— Start of Data excerpts —

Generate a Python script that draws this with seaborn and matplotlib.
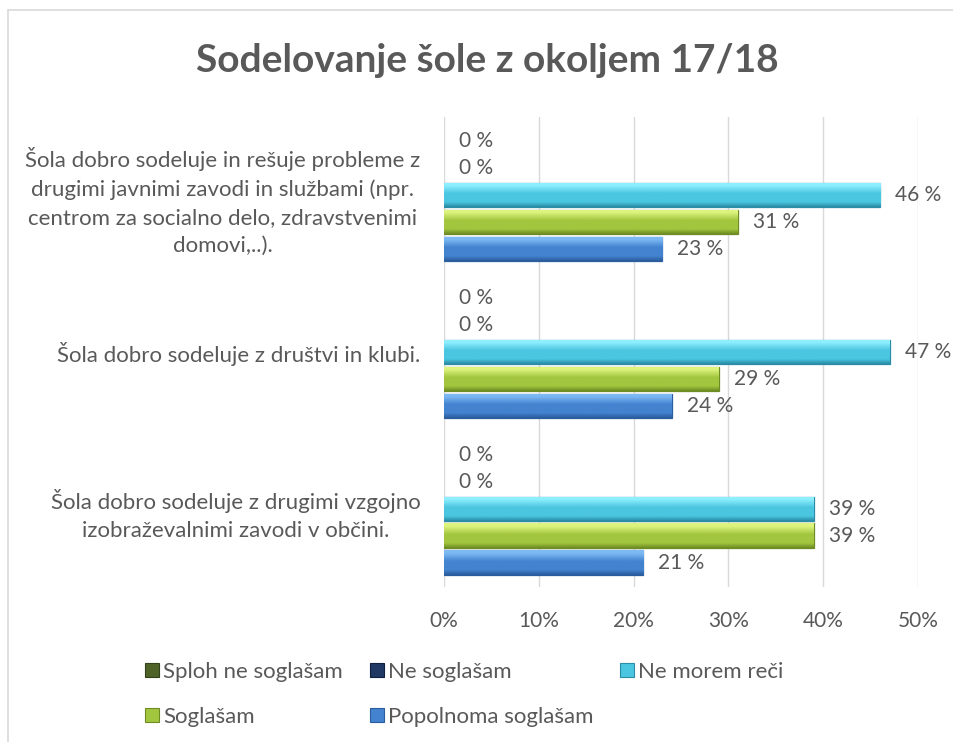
import matplotlib
matplotlib.use("Agg")
import matplotlib.pyplot as plt
from matplotlib.colors import LinearSegmentedColormap
from matplotlib.lines import Line2D
from matplotlib.patches import Patch
import seaborn as sns
import numpy as np
import pandas as pd

# podatki
categories = [
    "Šola dobro sodeluje in rešuje probleme z\ndrugimi javnimi zavodi in službami (npr.\ncentrom za socialno delo, zdravstvenimi\ndomovi,..).",
    "Šola dobro sodeluje z društvi in klubi.",
    "Šola dobro sodeluje z drugimi vzgojno\nizobraževalnimi zavodi v občini.",
]
series = ["Sploh ne soglašam", "Ne soglašam", "Ne morem reči", "Soglašam", "Popolnoma soglašam"]
sploh_ne = [0, 0, 0]
ne_soglasam = [0, 0, 0]
ne_morem = [46, 47, 39]
soglasam = [31, 29, 39]
popolnoma = [23, 24, 21]
ticks = [0, 10, 20, 30, 40, 50]

# svetla, srednja, temna barva za vsak odgovor
shades = [
    ("#8AA44F", "#4F6228", "#33421A"),
    ("#4A6EA8", "#1F3864", "#0F1F3C"),
    ("#8EEFFF", "#4BC6E0", "#2A8CA6"),
    ("#DDF47E", "#A3C63F", "#6E8C24"),
    ("#7DBAF4", "#4383CF", "#2A5C9E"),
]
fills = [s[1] for s in shades]
edges = [s[2] for s in shades]

all_vals = [sploh_ne, ne_soglasam, ne_morem, soglasam, popolnoma]
rows = []
for s, vals in zip(series, all_vals):
    for c, v in zip(categories, vals):
        rows.append({"kat": c, "odgovor": s, "delez": v})
df = pd.DataFrame(rows)

sns.set_style("white")
plt.rcParams["font.family"] = ["Lato", "DejaVu Sans"]
grey = "#595959"

fig = plt.figure(figsize=(9.54, 7.42), dpi=100)
W, H = 954, 742
ax = fig.add_axes([444 / W, 1 - 587 / H, (918 - 444) / W, (587 - 117) / H])

sns.barplot(data=df, x="delez", y="kat", hue="odgovor", order=categories,
            hue_order=series, palette=dict(zip(series, fills)), saturation=1,
            orient="h", width=0.86, gap=0.1, ax=ax, legend=False)

ax.set_xlim(0, 50)
ylim = ax.get_ylim()

# preliv na stolpcih (posnema excelov reliefni videz)
for cont, (light, mid, dark), vals in zip(ax.containers, shades, all_vals):
    cmap = LinearSegmentedColormap.from_list("b", [(0, light), (0.12, light), (0.45, mid),
                                                   (0.8, mid), (1, dark)])
    grad = np.linspace(0, 1, 64).reshape(-1, 1)
    for p in cont:
        p.set_edgecolor(dark)
        if p.get_width() == 0:
            p.set_linewidth(0)
            continue
        p.set_linewidth(0.9)
        x0, y0 = p.get_x(), p.get_y()
        w, h = p.get_width(), p.get_height()
        im = ax.imshow(grad, cmap=cmap, aspect="auto", origin="upper",
                       extent=(x0, x0 + w, y0 + h, y0), zorder=p.get_zorder() + 0.1)
        im.set_clip_path(p)
    ax.bar_label(cont, labels=[f"{v} %" for v in vals], padding=11,
                 fontsize=15, color=grey)

ax.set_xlim(0, 50)
ax.set_ylim(ylim)
ax.set_xticks(ticks)
ax.set_xticklabels([f"{t}%" for t in ticks])
ax.set_xlabel("")
ax.set_ylabel("")
ax.grid(axis="x", color="#D9D9D9", linewidth=1)
ax.set_axisbelow(True)
for s in ax.spines.values():
    s.set_visible(False)
ax.tick_params(axis="x", length=0, pad=17, labelsize=15, labelcolor=grey)
ax.tick_params(axis="y", length=0, pad=17, labelsize=16, labelcolor=grey)
for lab in ax.get_yticklabels():
    lab.set_multialignment("center")
    lab.set_linespacing(1.5)

fig.text(487 / W, 1 - 72 / H, "Sodelovanje šole z okoljem 17/18", ha="center", va="baseline",
         fontsize=28, fontweight="bold", color=grey)

# legenda po vrsticah: matplotlib polni stolpce, zato preuredimo
handles = [Patch(facecolor=f, edgecolor=e, linewidth=0.8) for f, e in zip(fills, edges)]
order = [0, 3, 1, 4, 2]
fig.legend([handles[i] for i in order], [series[i] for i in order], ncol=3,
           loc="upper left", bbox_to_anchor=(134 / W, 1 - 651 / H), borderpad=0,
           frameon=False, fontsize=16, labelcolor=grey, handlelength=0.62,
           handleheight=0.6, handletextpad=0.2, columnspacing=1.2, labelspacing=1.12)

# okvir grafikona
fig.add_artist(Line2D([8 / W, 8 / W], [0, 1 - 10 / H], color="#D9D9D9", linewidth=1.2))
fig.add_artist(Line2D([8 / W, 1], [1 - 10 / H, 1 - 10 / H], color="#D9D9D9", linewidth=1.2))

fig.savefig("out.png", dpi=100)
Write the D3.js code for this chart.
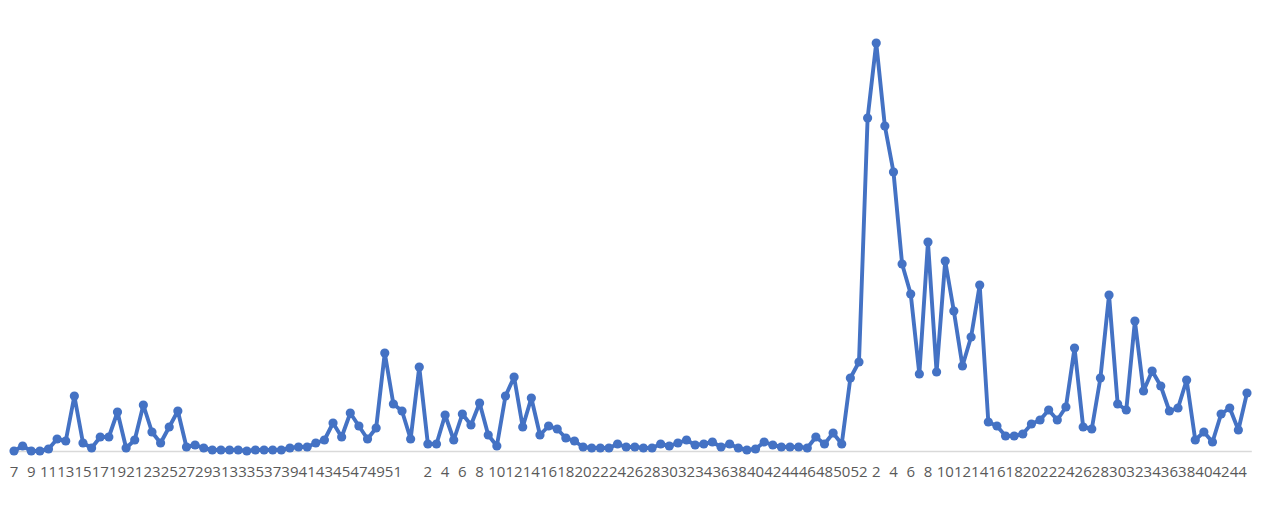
<!DOCTYPE html>
<html>
<head>
<meta charset="utf-8">
<script src="https://cdn.jsdelivr.net/npm/d3@7"></script>
<style>
  html, body { margin: 0; padding: 0; background: #ffffff; }
  svg { display: block; }
</style>
</head>
<body>
<svg id="chart" width="1280" height="512"></svg>
<script>
// Week labels for the three seasons
const weeksA = ["7","8","9","10","11","12","13","14","15","16","17","18","19","20","21","22","23","24","25","26","27","28","29","30","31","32","33","34","35","36","37","38","39","40","41","42","43","44","45","46","47","48","49","50","51","52",""];
const weeksB = d3.range(1, 53).map(String);
const weeksC = d3.range(1, 46).map(String);

// Series values
const valuesA = [0,5,0,0,2,12,10,55,8,3,14,14,39,3,11,46,19,8,24,40,4,6,3,1,1,1,1,0,1,1,1,1,3,4,4,8,11,28,14,38,25,12,23,98,47,40,12];
const valuesB = [84,7,7,36,11,37,26,48,16,5,55,74,24,53,16,25,22,13,10,4,3,3,3,7,4,4,3,3,7,5,8,11,6,7,9,4,7,3,1,2,9,6,4,4,4,3,14,7,18,7,73,89];
const valuesC = [333,408,325,279,187,157,77,209,79,190,140,85,114,166,29,25,15,15,17,27,31,41,31,44,103,24,22,73,156,47,41,130,60,80,65,40,43,71,11,19,9,37,43,21,58];

const categories = weeksA.concat(weeksB, weeksC);
const values = valuesA.concat(valuesB, valuesC);
const idx = d3.range(categories.length);

const svg = d3.select("#chart");
const color = "#4472C4";

const x = d3.scaleBand().domain(idx).range([9.7, 1251.3]).padding(0);
const y = d3.scaleLinear().domain([0, 430]).range([451, 21]);
const cx = i => x(i) + x.bandwidth() / 2;

// Category axis
const axis = d3.axisBottom(x)
  .tickValues(idx.filter(i => i % 2 === 0))
  .tickFormat(i => categories[i])
  .tickSize(0)
  .tickSizeOuter(0)
  .tickPadding(15);

const gAxis = svg.append("g")
  .attr("transform", `translate(0,${y(0)})`)
  .call(axis);
gAxis.select(".domain").attr("stroke", "#D9D9D9").attr("stroke-width", 1.3);
gAxis.selectAll("text")
  .attr("fill", "#595959")
  .style("font-family", "'Open Sans', 'Liberation Sans', sans-serif")
  .style("font-size", "15px");

// Line
const line = d3.line()
  .x(i => cx(i))
  .y(i => y(values[i]));

svg.append("path")
  .datum(idx)
  .attr("fill", "none")
  .attr("stroke", color)
  .attr("stroke-width", 3.9)
  .attr("stroke-linejoin", "round")
  .attr("d", line);

// Markers
svg.append("g")
  .selectAll("circle")
  .data(idx)
  .join("circle")
  .attr("cx", i => cx(i))
  .attr("cy", i => y(values[i]))
  .attr("r", 4.6)
  .attr("fill", color);
</script>
</body>
</html>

— End of Data excerpts —

• [Given exercise]
Go up to the line with "Write the D3.js code for this chart." and retype exactly from there through the line with "const weeksC = d3.range(1, 46).map(String);". Leave out pictures.

• [Complete response]
Write the D3.js code for this chart.
<!DOCTYPE html>
<html>
<head>
<meta charset="utf-8">
<script src="https://cdn.jsdelivr.net/npm/d3@7"></script>
<style>
  html, body { margin: 0; padding: 0; background: #ffffff; }
  svg { display: block; }
</style>
</head>
<body>
<svg id="chart" width="1280" height="512"></svg>
<script>
// Week labels for the three seasons
const weeksA = ["7","8","9","10","11","12","13","14","15","16","17","18","19","20","21","22","23","24","25","26","27","28","29","30","31","32","33","34","35","36","37","38","39","40","41","42","43","44","45","46","47","48","49","50","51","52",""];
const weeksB = d3.range(1, 53).map(String);
const weeksC = d3.range(1, 46).map(String);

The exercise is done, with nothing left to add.